Alfred Schutz - The spatial, temporal and agency driven performance of identity

Schutz’ binary between face-to-face, and community of space relationships encourages us to consider belonging in the context of the information ecology. His contention is very much centred on the physicality of shared space, and how the commodities exchanged between participants in a relationship are both material and symbolic. The role of one’s agency is very much front and center in this narrative, and assumes that the “give and take” between people is the product of subtle allowances in nuance and perception based off the reactions of others. The physical aspect of space can easily be deconstructed to imply a temporal rather than physical presence, but the community of space (the marketplace of face-to-face interaction) is seemingly obviated in a virtual context.
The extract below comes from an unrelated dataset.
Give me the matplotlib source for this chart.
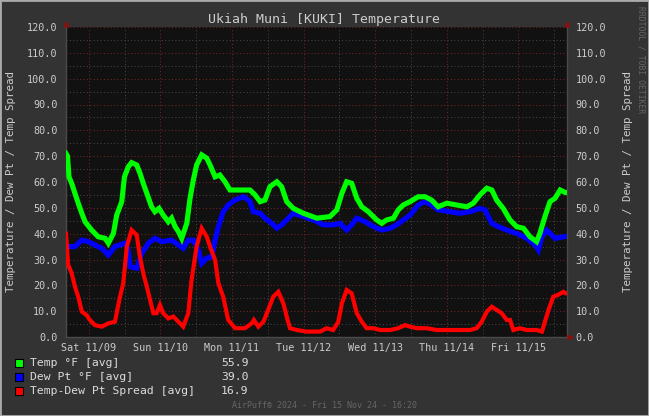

Not so much. The subtleties of interaction that he’s alluding to still very much exist in a digital, internet enable, and mediated context – yet they require a new set of rules and learned behavior on the part of performers. Interpersonal context, in the cyber-scape, is inferred by the assumption of agency as it’s afforded by digital literacy and technology. The problem here is that the information ecology, by its very nature, is imperceptible to most. It interconnects people despite their awareness of those connections. What this means is that identity, while very much a nominal construction on the part of individuals operating at the surface, is also a commodity implicated in the technology practices of mediating agents. It’s at this mediated level that agency can be challenged (privacy, NSA etc.).